Audubon’s (rather more rural) grackles. Source.

We continued walking, arguing over titles for real and imagined books, spied upon by a holstein-dappled cat and one thousand things we didn’t have the means or gumption to see. Turning a penultimate corner home, the air singing “Wild is the Wind” to my mind, I heard a bright theme and looked up. There I found a thick wire and a silhouetted cardinal’s crest. It stayed a moment before loping beyond an enkianthus shrub. It resumed its singing there, invisibly coloring the atmosphere red.

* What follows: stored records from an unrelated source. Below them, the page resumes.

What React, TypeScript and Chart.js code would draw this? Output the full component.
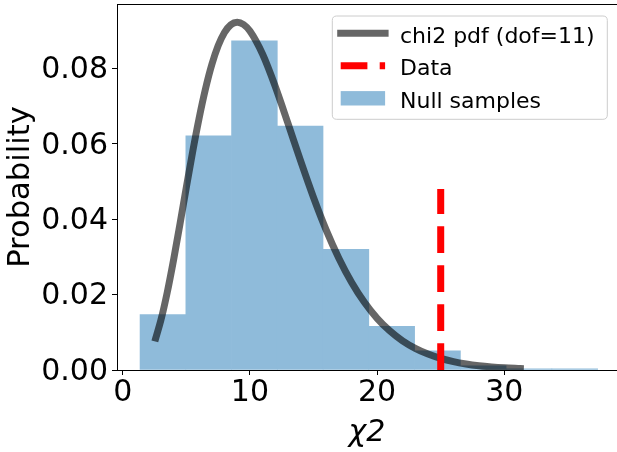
import React, { useEffect, useRef } from 'react';
import { Chart, registerables } from 'chart.js';

Chart.register(...registerables);
Chart.defaults.font.family = "'DejaVu Sans', sans-serif";

// Histogram of null samples (density)
const binEdges = [1.36, 4.96, 8.56, 12.15, 15.75, 19.35, 22.95, 26.55, 30.14, 33.74, 37.34];
const binDensity = [0.0147, 0.0621, 0.0873, 0.0647, 0.032, 0.0116, 0.0051, 0.0011, 0.0003, 0.0003];

// chi2 pdf curve (dof = 11)
const pdfX = [2.6, 3, 3.5, 4, 4.5, 5, 5.5, 6, 6.5, 7, 7.5, 8, 8.5, 9, 9.5, 10, 11, 12, 13, 14, 15, 16, 17, 18, 19, 20, 21, 22, 23, 24, 25, 26, 27, 28, 29, 30, 31.26];
const pdfY = [0.00848, 0.01321, 0.0206, 0.02925, 0.0387, 0.04843, 0.05793, 0.0667, 0.07447, 0.08096, 0.086, 0.08955, 0.09162, 0.09228, 0.09166, 0.08992, 0.08375, 0.07515, 0.06536, 0.05533, 0.04577, 0.03711, 0.02958, 0.0232, 0.01795, 0.01371, 0.01036, 0.00774, 0.00574, 0.00422, 0.00307, 0.00222, 0.0016, 0.00114, 0.00081, 0.00057, 0.00037];

// Observed data statistic
const dataX = 25.0;
const dataLineY = [0, 0.048];

// Axes
const xTicks = [0, 10, 20, 30];
const yTicks = [0, 0.02, 0.04, 0.06, 0.08];
const xRange = [-0.45, 38.86];
const yRange = [0, 0.0971];

const seriesLabels = ['chi2 pdf (dof=11)', 'Data', 'Null samples'];
const xTitle = 'χ2';
const yTitle = 'Probability';

const boxLegendPlugin = {
  id: 'boxLegend',
  afterDatasetsDraw(chart: any) {
    const { ctx, chartArea } = chart;
    // top spine
    ctx.save();
    ctx.strokeStyle = '#000';
    ctx.lineWidth = 1;
    ctx.beginPath();
    ctx.moveTo(chartArea.left, chartArea.top + 0.5);
    ctx.lineTo(chartArea.right, chartArea.top + 0.5);
    ctx.stroke();

    // legend box
    const right = chartArea.right - 9.7;
    const top = chartArea.top + 12;
    const w = 275;
    const h = 103.3;
    const left = right - w;
    const r = 4.4;
    ctx.beginPath();
    ctx.moveTo(left + r, top);
    ctx.lineTo(left + w - r, top);
    ctx.quadraticCurveTo(left + w, top, left + w, top + r);
    ctx.lineTo(left + w, top + h - r);
    ctx.quadraticCurveTo(left + w, top + h, left + w - r, top + h);
    ctx.lineTo(left + r, top + h);
    ctx.quadraticCurveTo(left, top + h, left, top + h - r);
    ctx.lineTo(left, top + r);
    ctx.quadraticCurveTo(left, top, left + r, top);
    ctx.closePath();
    ctx.fillStyle = 'rgba(255,255,255,0.8)';
    ctx.fill();
    ctx.strokeStyle = '#cccccc';
    ctx.lineWidth = 1;
    ctx.stroke();

    const datasets = chart.data.datasets;
    datasets.forEach((ds: any, i: number) => {
      const rowY = top + 17.3 + i * 32.5;
      const x0 = left + 8.4;
      const hl = 44.4;
      if (ds.type === 'bar') {
        ctx.fillStyle = ds.backgroundColor;
        ctx.fillRect(x0, rowY - 7.2, hl, 14.4);
      } else {
        ctx.save();
        ctx.strokeStyle = ds.borderColor;
        ctx.lineWidth = ds.borderWidth;
        ctx.lineCap = ds.borderDash ? 'butt' : (ds.borderCapStyle || 'butt');
        ctx.setLineDash(ds.borderDash || []);
        ctx.beginPath();
        ctx.moveTo(x0, rowY);
        ctx.lineTo(x0 + hl, rowY);
        ctx.stroke();
        ctx.restore();
      }
      ctx.fillStyle = '#000';
      ctx.font = "22px 'DejaVu Sans', sans-serif";
      ctx.textBaseline = 'alphabetic';
      ctx.textAlign = 'left';
      ctx.fillText(ds.label, left + 67.7, rowY + 9.3);
    });
    ctx.restore();
  },
};

export default function App() {
  const ref = useRef<HTMLCanvasElement>(null);

  useEffect(() => {
    const canvas = ref.current;
    if (!canvas) return;
    const histPoints = binDensity.map((y, i) => ({ x: (binEdges[i] + binEdges[i + 1]) / 2, y }));
    const pdfPoints = pdfX.map((x, i) => ({ x, y: pdfY[i] }));
    const dataPoints = dataLineY.map((y) => ({ x: dataX, y }));

    const chart = new Chart(canvas, {
      type: 'line',
      data: {
        datasets: [
          {
            type: 'line',
            label: seriesLabels[0],
            data: pdfPoints,
            borderColor: 'rgba(0,0,0,0.6)',
            borderWidth: 7,
            pointRadius: 0,
            cubicInterpolationMode: 'monotone',
            borderCapStyle: 'square',
            borderJoinStyle: 'round',
            fill: false,
            order: 1,
          },
          {
            type: 'line',
            label: seriesLabels[1],
            data: dataPoints,
            borderColor: '#ff0000',
            borderWidth: 7,
            borderDash: [26.7, 12.3],
            pointRadius: 0,
            fill: false,
            order: 0,
          },
          {
            type: 'bar',
            label: seriesLabels[2],
            data: histPoints,
            backgroundColor: 'rgb(143,187,218)',
            borderWidth: 0,
            barPercentage: 1,
            categoryPercentage: 1,
            order: 2,
          },
        ],
      } as any,
      options: {
        responsive: false,
        animation: false,
        devicePixelRatio: 1,
        events: [],
        layout: { padding: { top: 4, left: 0, right: 0, bottom: 0 } },
        plugins: { legend: { display: false }, tooltip: { enabled: false } },
        scales: {
          x: {
            type: 'linear',
            min: xRange[0],
            max: xRange[1],
            offset: false,
            afterFit: (s: any) => {
              s.height = 82;
              s.paddingLeft = 0;
              s.paddingRight = 0;
            },
            afterBuildTicks: (s: any) => {
              s.ticks = xTicks.map((v) => ({ value: v }));
            },
            grid: {
              display: true,
              drawOnChartArea: false,
              drawTicks: true,
              tickLength: 5,
              tickColor: '#000',
              tickWidth: 1,
              offset: false,
            },
            border: { display: true, color: '#000', width: 1 },
            ticks: {
              color: '#000',
              font: { size: 30 },
              padding: 0,
              maxRotation: 0,
              autoSkip: false,
              callback: (v: any) => String(v),
            },
            title: {
              display: true,
              text: xTitle,
              color: '#000',
              font: { size: 30, style: 'italic' },
              padding: { top: 0, bottom: 1 },
            },
          },
          y: {
            type: 'linear',
            min: yRange[0],
            max: yRange[1],
            afterFit: (s: any) => {
              s.width = 117;
              s.paddingTop = 0;
              s.paddingBottom = 0;
            },
            afterBuildTicks: (s: any) => {
              s.ticks = yTicks.map((v) => ({ value: v }));
            },
            grid: {
              display: true,
              drawOnChartArea: false,
              drawTicks: true,
              tickLength: 5,
              tickColor: '#000',
              tickWidth: 1,
            },
            border: { display: true, color: '#000', width: 1 },
            ticks: {
              color: '#000',
              font: { size: 30 },
              padding: 4,
              labelOffset: 2,
              autoSkip: false,
              callback: (v: any) => Number(v).toFixed(2),
            },
            title: {
              display: true,
              text: yTitle,
              color: '#000',
              font: { size: 30.6 },
              padding: { top: 3, bottom: 0 },
            },
          },
        },
      } as any,
      plugins: [boxLegendPlugin],
    });
    return () => chart.destroy();
  }, []);

  return (
    <div style={{ position: 'absolute', left: 0, top: 0, width: 617, height: 452 }}>
      <canvas ref={ref} width={617} height={452} style={{ display: 'block' }} />
    </div>
  );
}
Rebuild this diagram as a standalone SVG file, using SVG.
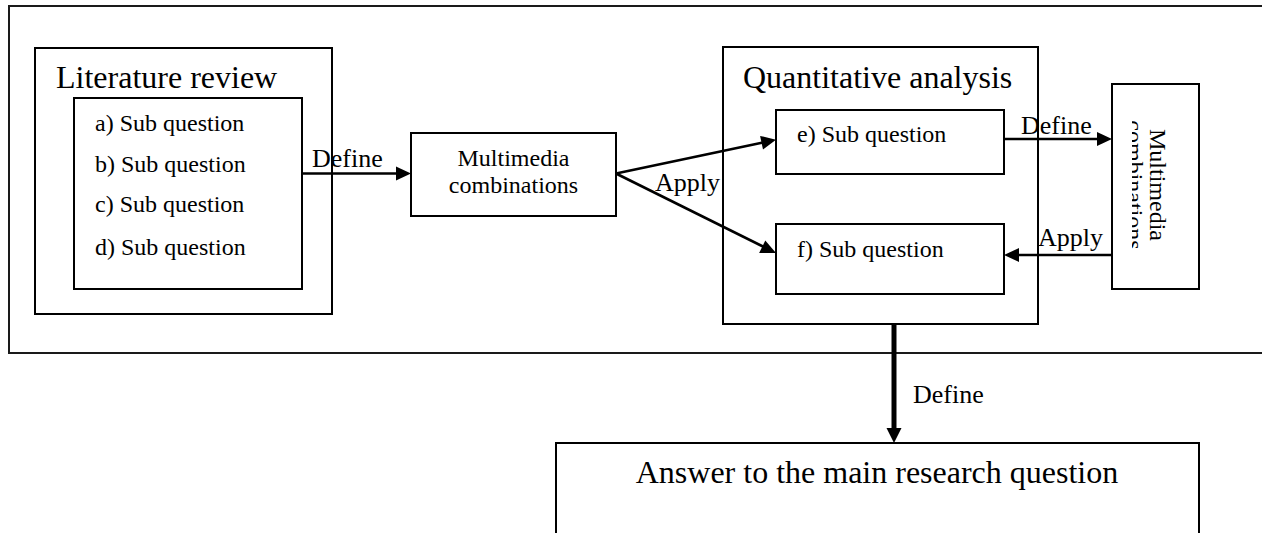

As I stepped from the street to the curb that brought me home I found a mullein rosette. August finds  many Verbascum thapsus specimens over five feet high and beginning to burst with chandeliers made up of hundreds of tiny, yolk-colored blossoms. This little plant, however, was a yearling. Instead of striving toward height and bloom it spends the summer concentrating on growing, pushing a taproot into the ground and unfurling new, soft leaves from a star-shaped center.

mullein

Common mullein. Source.

It’s night, now, and the lack of a streetlamp outside this window brings a darkness nearly as black as the grackle’s wing. I hear the springs of porch doors creaking, the glide of wheels on streets, the deep pulse of cricket chants, and the sawing chirps of katydids. It’s a good night for listening.